Senator
- In office 17 September 1997 – 12 September 2002
- In office 5 November 1969 – 17 February 1993
- Constituency: Labour Panel

Personal details
- Born: 9 September 1930 Thurles, County Tipperary, Ireland
- Died: 22 June 2017 (aged 86) County Tipperary, Ireland
- Party: Fianna Fáil
- Spouse: Mona Brady ​(m. 1958)​
- Children: 2, John and Mary

= Des Hanafin =

Irish politician (1930–2017)

Desmond A. Hanafin (9 September 1930 – 22 June 2017) was an Irish Fianna Fáil politician who served for over 30 years as a member of Seanad Éireann (1969–93 and 1997–2002). He opposed social liberalisation, particularly the legalisation of abortion, divorce and same-sex marriage, and was one of the founders of the anti-abortion advocacy group, Pro Life Campaign.

==Personal life==
Hanafin was born in Thurles, County Tipperary, in 1930, son of John Hanafin (1890–1953), a draper and newsagent who served for many years as a Fianna Fáil councillor for North Tipperary County Council and previously was a member of the Irish Republican Brotherhood and an elected Sinn Féin councillor.

He married Mona Brady, daughter of J. P. Brady, on 28 August 1958 in Clonmel, Tipperary. The wedding was followed by a reception at the Galtee Hotel, Cahir, which was attended by various notables including Rev. Father J. J. Hampson, President of Blackrock College. Their first child, Mary Hanafin, was born in June 1959, followed by John Hanafin in September 1960. Mary Hanafin is a former Fianna Fáil TD and government minister, and John Hanafin is a former Fianna Fáil senator.

Hanafin operated the Anner Hotel, located in Thurles during the 1960s.
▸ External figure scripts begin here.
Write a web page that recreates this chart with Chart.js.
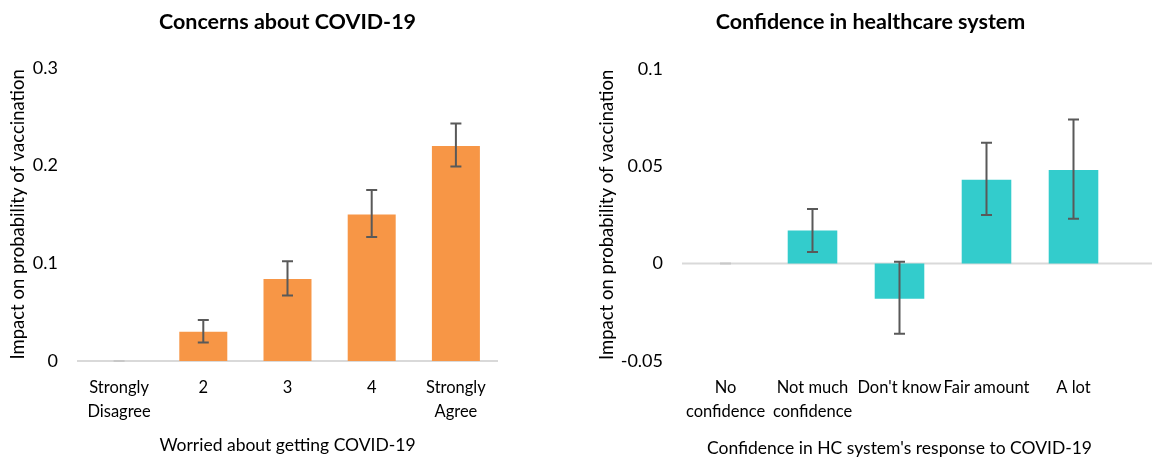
<!DOCTYPE html>
<html>
<head>
<meta charset="utf-8">
<script src="https://cdn.jsdelivr.net/npm/chart.js@4/dist/chart.umd.min.js"></script>
<style>
    html, body { margin: 0; padding: 0; background: #fff; }
    #wrap { position: relative; width: 1152px; height: 460px; overflow: hidden; }
    .box { position: absolute; top: 0; height: 460px; }
    #boxLeft { left: 0; width: 575px; }
    #boxRight { left: 589px; width: 563px; }
</style>
</head>
<body>
<div id="wrap">
    <div class="box" id="boxLeft"><canvas id="worried"></canvas></div>
    <div class="box" id="boxRight"><canvas id="confidence"></canvas></div>
</div>
<script>
// Concerns about COVID-19
var worriedLabels = [['Strongly', 'Disagree'], '2', '3', '4', ['Strongly', 'Agree']];
var worriedValues = [0, 0.030, 0.084, 0.150, 0.220];
var worriedLow = [0, 0.019, 0.067, 0.127, 0.199];
var worriedHigh = [0, 0.042, 0.102, 0.175, 0.243];
var worriedTickValues = [0, 0.1, 0.2, 0.3];
var worriedTickLabels = ['0', '0.1', '0.2', '0.3'];

// Confidence in healthcare system
var confLabels = [['No', 'confidence'], ['Not much', 'confidence'], "Don't know", 'Fair amount', 'A lot'];
var confValues = [0, 0.017, -0.018, 0.043, 0.048];
var confLow = [0, 0.006, -0.036, 0.025, 0.023];
var confHigh = [0, 0.028, 0.001, 0.062, 0.074];
var confTickValues = [-0.05, 0, 0.05, 0.1];
var confTickLabels = ['-0.05', '0', '0.05', '0.1'];

(function() {
    "use strict";

    var FONT = 'Lato, "Open Sans", sans-serif';

    // zero line + error bars, drawn from the chart's own scales
    var errorBars = {
        id: 'errorBars',
        beforeDatasetsDraw: function(chart, args, opts) {
            var ctx = chart.ctx, a = chart.chartArea;
            var y = chart.scales.y.getPixelForValue(0);
            ctx.save();
            ctx.strokeStyle = '#d9d9d9';
            ctx.lineWidth = 2;
            ctx.beginPath();
            ctx.moveTo(a.left, y);
            ctx.lineTo(opts.extendRight ? chart.width : a.right, y);
            ctx.stroke();
            ctx.restore();
        },
        afterDatasetsDraw: function(chart, args, opts) {
            var ctx = chart.ctx;
            var ys = chart.scales.y;
            var meta = chart.getDatasetMeta(0);
            ctx.save();
            meta.data.forEach(function(bar, i) {
                var lo = opts.low[i], hi = opts.high[i];
                var x = bar.x, y1 = ys.getPixelForValue(lo), y2 = ys.getPixelForValue(hi);
                ctx.strokeStyle = (lo === hi) ? '#c8c8c8' : '#595959';
                ctx.lineWidth = 2;
                ctx.beginPath();
                ctx.moveTo(x, y1); ctx.lineTo(x, y2);
                ctx.moveTo(x - 5.5, y1); ctx.lineTo(x + 5.5, y1);
                ctx.moveTo(x - 5.5, y2); ctx.lineTo(x + 5.5, y2);
                ctx.stroke();
            });
            ctx.restore();
        }
    };

    function makeChart(el, cfg) {
        return new Chart(el, {
            type: 'bar',
            data: {
                labels: cfg.labels,
                datasets: [{
                    data: cfg.values,
                    backgroundColor: cfg.color,
                    borderWidth: 0,
                    categoryPercentage: 1,
                    barPercentage: 0.57
                }]
            },
            plugins: [errorBars],
            options: {
                responsive: false,
                animation: false,
                layout: { padding: 0 },
                plugins: {
                    legend: { display: false },
                    tooltip: { enabled: false },
                    title: {
                        display: true,
                        text: cfg.title,
                        color: '#000',
                        font: { family: FONT, size: 21.5, weight: 'bold' },
                        padding: { top: 9, bottom: cfg.titleGap }
                    },
                    errorBars: { low: cfg.low, high: cfg.high, extendRight: cfg.extendRight }
                },
                scales: {
                    x: {
                        grid: { display: false, drawTicks: false },
                        border: { display: false },
                        ticks: {
                            color: '#000',
                            font: { family: FONT, size: 16.5, lineHeight: 1.45 },
                            padding: 15,
                            maxRotation: 0,
                            autoSkip: false
                        },
                        title: {
                            display: true,
                            text: cfg.xTitle,
                            color: '#000',
                            font: { family: FONT, size: 17.5 },
                            padding: { top: 0, bottom: cfg.xTitleBottom }
                        },
                        afterFit: function(s) { s.height = 99; }
                    },
                    y: {
                        min: cfg.tickValues[0],
                        max: cfg.tickValues[cfg.tickValues.length - 1],
                        grid: { display: false, drawTicks: false },
                        border: { display: false },
                        afterBuildTicks: function(s) {
                            s.ticks = cfg.tickValues.map(function(v) { return { value: v }; });
                        },
                        ticks: {
                            color: '#000',
                            font: { family: FONT, size: 18 },
                            padding: 19,
                            callback: function(v, i) { return cfg.tickLabels[i]; }
                        },
                        title: {
                            display: true,
                            text: 'Impact on probability of vaccination',
                            color: '#000',
                            font: { family: FONT, size: 18.5 },
                            padding: { top: 7, bottom: 0 }
                        },
                        afterFit: function(s) { s.width = cfg.yWidth; }
                    },
                    // empty right-hand gutter, so the title stays centred on the whole panel
                    gutter: {
                        type: 'linear',
                        position: 'right',
                        grid: { display: false, drawTicks: false },
                        border: { display: false },
                        ticks: { display: false },
                        afterFit: function(s) { s.width = cfg.padRight; }
                    }
                }
            }
        });
    }

    var left = document.getElementById('worried');
    left.width = 575; left.height = 460;
    makeChart(left, {
        labels: worriedLabels,
        values: worriedValues,
        low: worriedLow,
        high: worriedHigh,
        tickValues: worriedTickValues,
        tickLabels: worriedTickLabels,
        color: '#f79646',
        title: 'Concerns about COVID-19',
        xTitle: 'Worried about getting COVID-19',
        yWidth: 77,
        padRight: 77,
        titleGap: 33,
        xTitleBottom: 4,
        extendRight: false
    });

    var right = document.getElementById('confidence');
    right.width = 563; right.height = 460;
    makeChart(right, {
        labels: confLabels,
        values: confValues,
        low: confLow,
        high: confHigh,
        tickValues: confTickValues,
        tickLabels: confTickLabels,
        color: '#33cccc',
        title: 'Confidence in healthcare system',
        xTitle: "Confidence in HC system's response to COVID-19",
        yWidth: 93,
        padRight: 35,
        titleGap: 34,
        xTitleBottom: 1,
        extendRight: true
    });

})();
</script>
</body>
</html>
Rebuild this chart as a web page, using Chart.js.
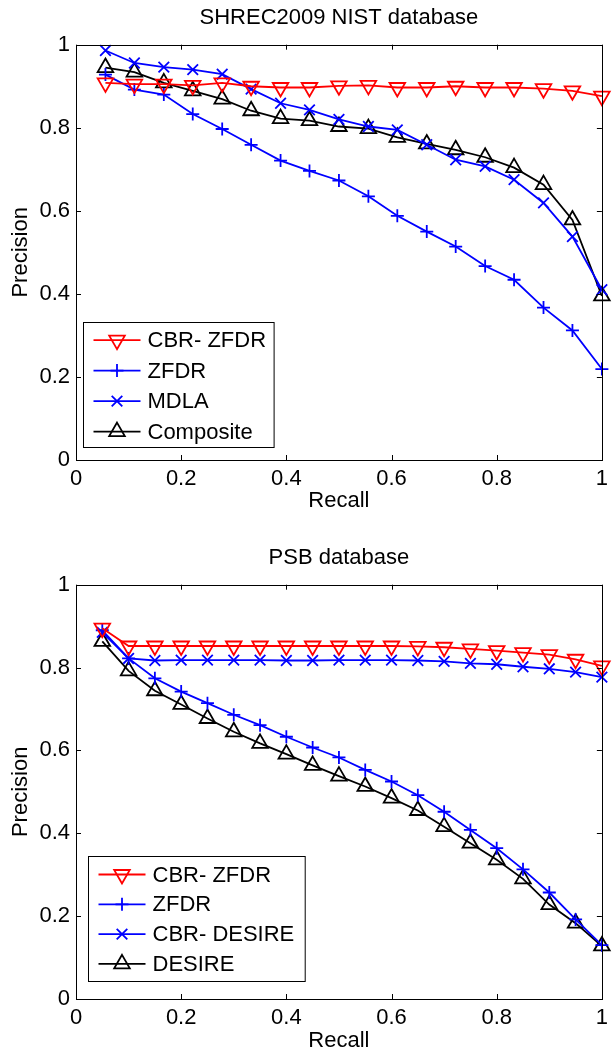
<!DOCTYPE html>
<html>
<head>
<meta charset="utf-8">
<script src="https://cdn.jsdelivr.net/npm/chart.js@4.4.0/dist/chart.umd.min.js"></script>
<style>
html, body { margin: 0; padding: 0; background: #fff; overflow: hidden; }
canvas { position: absolute; left: 0; }
#nist { top: 0; }
#psb { top: 525px; }
</style>
</head>
<body>
<canvas id="nist" width="614" height="525"></canvas>
<canvas id="psb" width="614" height="530"></canvas>
<script>
// SHREC2009 NIST database
var recallNist = [0.056, 0.111, 0.167, 0.222, 0.278, 0.333, 0.389, 0.444, 0.5, 0.556, 0.611, 0.667, 0.722, 0.778, 0.833, 0.889, 0.944, 1];
var cbrZfdrNist = [0.908, 0.905, 0.905, 0.902, 0.908, 0.9, 0.897, 0.897, 0.901, 0.902, 0.897, 0.897, 0.9, 0.897, 0.897, 0.894, 0.889, 0.876];
var zfdrNist = [0.928, 0.892, 0.88, 0.833, 0.797, 0.759, 0.721, 0.696, 0.673, 0.635, 0.588, 0.55, 0.514, 0.467, 0.434, 0.367, 0.312, 0.219];
var mdlaNist = [0.986, 0.956, 0.946, 0.94, 0.929, 0.893, 0.859, 0.843, 0.82, 0.803, 0.795, 0.759, 0.723, 0.707, 0.675, 0.619, 0.538, 0.41];
var compositeNist = [0.945, 0.934, 0.908, 0.889, 0.869, 0.841, 0.822, 0.817, 0.803, 0.798, 0.777, 0.761, 0.747, 0.729, 0.704, 0.663, 0.578, 0.395];

// PSB database
var recallPsb = [0.05, 0.1, 0.15, 0.2, 0.25, 0.3, 0.35, 0.4, 0.45, 0.5, 0.55, 0.6, 0.65, 0.7, 0.75, 0.8, 0.85, 0.9, 0.95, 1];
var cbrZfdrPsb = [0.895, 0.852, 0.852, 0.852, 0.852, 0.852, 0.852, 0.852, 0.852, 0.852, 0.852, 0.852, 0.851, 0.849, 0.845, 0.841, 0.836, 0.831, 0.82, 0.804];
var zfdrPsb = [0.89, 0.822, 0.774, 0.742, 0.714, 0.686, 0.661, 0.633, 0.607, 0.583, 0.553, 0.525, 0.492, 0.452, 0.408, 0.364, 0.313, 0.257, 0.192, 0.13];
var cbrDesirePsb = [0.885, 0.822, 0.817, 0.818, 0.818, 0.818, 0.818, 0.817, 0.817, 0.818, 0.818, 0.818, 0.817, 0.815, 0.81, 0.808, 0.802, 0.797, 0.789, 0.777];
var desirePsb = [0.863, 0.792, 0.744, 0.711, 0.677, 0.645, 0.617, 0.591, 0.564, 0.538, 0.513, 0.485, 0.455, 0.416, 0.376, 0.336, 0.29, 0.228, 0.183, 0.128];

var axisTicks = [0, 0.2, 0.4, 0.6, 0.8, 1];
var axisTickLabels = ["0", "0.2", "0.4", "0.6", "0.8", "1"];

var FONT = "'Liberation Sans', Arial, Helvetica, sans-serif";
Chart.defaults.font.family = FONT;
Chart.defaults.font.size = 22;
Chart.defaults.color = "#000";

function points(xs, ys) {
    return xs.map(function (x, i) {
        return { x: x, y: ys[i] };
    });
}

function series(label, xs, ys, color, marker) {
    var ds = {
        label: label,
        data: points(xs, ys),
        borderColor: color,
        borderWidth: 1.8,
        pointStyle: marker,
        pointRadius: 9,
        pointRotation: 0,
        pointBorderColor: color,
        pointBorderWidth: 1.8,
        pointBackgroundColor: "rgba(0,0,0,0)",
        clip: false,
        tension: 0,
    };
    if (marker == "triangleDown") {
        ds.pointStyle = "triangle";
        ds.pointRotation = 180;
    }
    if (marker == "cross") ds.pointRadius = 6.5;
    if (marker == "crossRot") ds.pointRadius = 7.5;
    return ds;
}

// box, inward ticks on all four sides, legend inside the axes
var framePlugin = {
    id: "frame",
    afterDraw: function (chart, args, opts) {
        var ctx = chart.ctx;
        var a = chart.chartArea;
        var xs = chart.scales.x, ys = chart.scales.y;
        ctx.save();
        ctx.strokeStyle = "#000";
        ctx.lineWidth = 1;
        ctx.beginPath();
        xs.ticks.forEach(function (t) {
            var px = Math.round(xs.getPixelForValue(t.value)) + 0.5;
            ctx.moveTo(px, a.bottom);
            ctx.lineTo(px, a.bottom - 5);
            ctx.moveTo(px, a.top);
            ctx.lineTo(px, a.top + 5);
        });
        ys.ticks.forEach(function (t) {
            var py = Math.round(ys.getPixelForValue(t.value)) + 0.5;
            ctx.moveTo(a.left, py);
            ctx.lineTo(a.left + 5, py);
            ctx.moveTo(a.right, py);
            ctx.lineTo(a.right - 5, py);
        });
        ctx.stroke();
        ctx.strokeRect(Math.round(a.left) + 0.5, Math.round(a.top) + 0.5, Math.round(a.right - a.left), Math.round(a.bottom - a.top));

        var lg = opts.legend;
        var bx = Math.round(a.left + lg.left) + 0.5;
        var by = Math.round(a.bottom - lg.bottom - lg.height) + 0.5;
        ctx.fillStyle = "#fff";
        ctx.fillRect(bx, by, lg.width, lg.height);
        ctx.strokeRect(bx, by, lg.width, lg.height);
        chart.data.datasets.forEach(function (ds, i) {
            var y = by + lg.firstRow + i * lg.row;
            ctx.strokeStyle = ds.borderColor;
            ctx.lineWidth = ds.borderWidth;
            ctx.beginPath();
            ctx.moveTo(bx + 10, y);
            ctx.lineTo(bx + 57, y);
            ctx.stroke();
            ctx.fillStyle = "rgba(0,0,0,0)";
            Chart.helpers.drawPoint(ctx, {
                pointStyle: ds.pointStyle,
                rotation: ds.pointRotation,
                radius: ds.pointRadius,
                borderWidth: ds.pointBorderWidth,
            }, bx + 33.5, y);
            ctx.fillStyle = "#000";
            ctx.font = "22px " + FONT;
            ctx.textBaseline = "middle";
            ctx.textAlign = "left";
            ctx.fillText(ds.label, bx + 64, y + 1);
        });
        ctx.restore();
    },
};

function tickLabel(value) {
    var i = axisTicks.indexOf(Math.round(value * 10) / 10);
    return i >= 0 ? axisTickLabels[i] : "";
}

function prChart(id, title, datasets, lay) {
    return new Chart(document.getElementById(id).getContext("2d"), {
        type: "line",
        data: { datasets: datasets },
        plugins: [framePlugin],
        options: {
            responsive: false,
            animation: false,
            events: [],
            layout: { padding: { left: 0, right: 12, top: 0, bottom: 0 } },
            plugins: {
                legend: { display: false },
                tooltip: { enabled: false },
                title: {
                    display: true,
                    text: title,
                    fullSize: false,
                    color: "#000",
                    font: { size: 22, weight: "normal", lineHeight: 1.2 },
                    padding: { top: lay.titleTop, bottom: lay.titleBottom },
                },
                frame: { legend: lay.legend },
            },
            scales: {
                x: {
                    type: "linear",
                    min: 0,
                    max: 1,
                    afterBuildTicks: function (s) {
                        s.ticks = axisTicks.map(function (v) { return { value: v }; });
                    },
                    afterFit: function (s) { s.height = lay.xHeight; },
                    grid: { display: false, drawTicks: false },
                    border: { display: false },
                    ticks: { padding: 6, maxRotation: 0, autoSkip: false, callback: tickLabel, font: { size: 22, lineHeight: 1.2 } },
                    title: { display: true, text: "Recall", font: { size: 22, lineHeight: 1 }, padding: { top: 0, bottom: lay.recallPad } },
                },
                y: {
                    type: "linear",
                    min: 0,
                    max: 1,
                    afterBuildTicks: function (s) {
                        s.ticks = axisTicks.map(function (v) { return { value: v }; });
                    },
                    afterFit: function (s) { s.width = 76; },
                    grid: { display: false, drawTicks: false },
                    border: { display: false },
                    ticks: { padding: 6, autoSkip: false, callback: tickLabel, font: { size: 22, lineHeight: 1.2 } },
                    title: { display: true, text: "Precision", font: { size: 22, lineHeight: 1 }, padding: { top: 9.5, bottom: 0 } },
                },
            },
        },
    });
}

var chartNist = prChart("nist", "SHREC2009 NIST database", [
    series("CBR- ZFDR", recallNist, cbrZfdrNist, "#ff0000", "triangleDown"),
    series("ZFDR", recallNist, zfdrNist, "#0000ff", "cross"),
    series("MDLA", recallNist, mdlaNist, "#0000ff", "crossRot"),
    series("Composite", recallNist, compositeNist, "#000000", "triangle"),
], {
    titleTop: 5, titleBottom: 13.3, xHeight: 65, recallPad: 13.5,
    legend: { left: 6.7, bottom: 13.3, width: 190.6, height: 125, firstRow: 17.6, row: 30.5 },
});

var chartPsb = prChart("psb", "PSB database", [
    series("CBR- ZFDR", recallPsb, cbrZfdrPsb, "#ff0000", "triangleDown"),
    series("ZFDR", recallPsb, zfdrPsb, "#0000ff", "cross"),
    series("CBR- DESIRE", recallPsb, cbrDesirePsb, "#0000ff", "crossRot"),
    series("DESIRE", recallPsb, desirePsb, "#000000", "triangle"),
], {
    titleTop: 20, titleBottom: 13.3, xHeight: 56, recallPad: 3.3,
    legend: { left: 12.3, bottom: 18, width: 216.7, height: 125, firstRow: 18, row: 29.8 },
});
</script>
</body>
</html>
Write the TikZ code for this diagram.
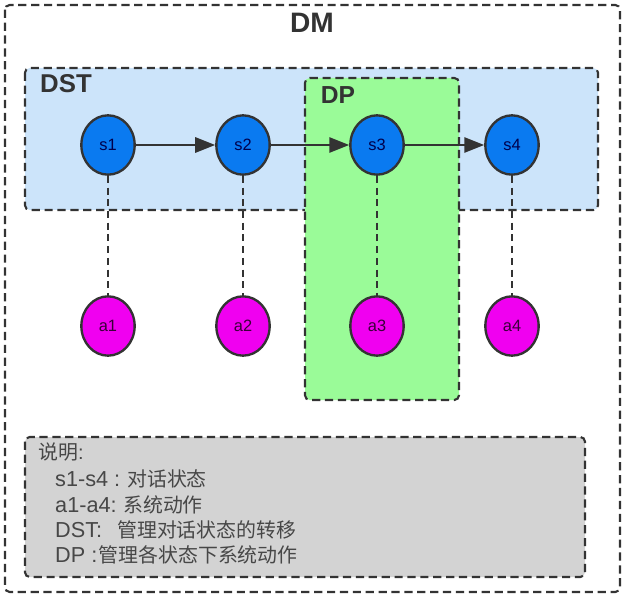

Initially successful, the business failed in 1967, which Mary Hanafin later blamed on her father's excess drinking. Subsequently, Hanafin was a director of the Transinternational Oil Company.

==Political career==
Hanafin's first attempt to be elected to public office proved unsuccessful. In 1953, Hanafin sought to be co-opted to fill the vacancy on North Tipperary County Council created by the death of his father, John Hanafin. In the event councillors co-opted a Labour Party nominee, Michael Treacy, by eleven votes to seven.

He was elected a member of North Tipperary County Council in 1955, polling 934 first preference votes. Subsequently, in 1956, drawing support from the Clann na Poblachta representatives, he was elected Chairman of the County Council.

In 1957, he conducted a three-month tour of the United States, during which he was commissioned a Kentucky colonel, by then Kentucky Governor Happy Chandler. He was also awarded the freedom of Louisville, Kentucky, and received by Mayor Richard J. Daley of Chicago.

Hanafin was re-elected to North Tipperary County Council in 1960, polling 797 first preference votes. In 1961, he voted against the Fianna Fáil nominee for Chair of the County Council, Thomas F. Meagher, and in favour of the Clann na Poblachta nominee, Michael F. Cronin, who was elected by 10 votes to 9. In 1964, he controversially voted in favour of Jeremiah Mockler, "a former school mate", who was elected by 10 votes to 9 to the office of Rate Collector for Borrisokane.

He held the seat until 1985. He was first elected to Seanad Éireann in 1969 and retained his seat until the 1993 Seanad election at which he lost his seat by one vote. He regained his seat in the 1997 elections, and in 2002 announced his retirement from politics. He unsuccessfully contested the 1977 and 1981 Dáil elections for the Tipperary North constituency. He was a chief fundraiser of the Fianna Fáil party for many years.

===Social issues===
====Same-sex marriage====
In May 2015, he accused Yes campaigners in the same-sex marriage referendum of spreading a "palpable climate of fear", and called for a No vote.

====Divorce====
He opposed the legalisation of divorce, which was introduced in 1995, and attempted to overturn the referendum result in the Supreme Court, but was refused by the court.

====Abortion====
An opponent of abortion, Hanafin was one of the promoters of the constitutional amendment that enshrined the legal ban on abortion in the Constitution of Ireland. He was co-founder, chairman and later honorary president of the Pro Life Campaign.

==Death==
On 22 June 2017, Hanafin died at the age of 86.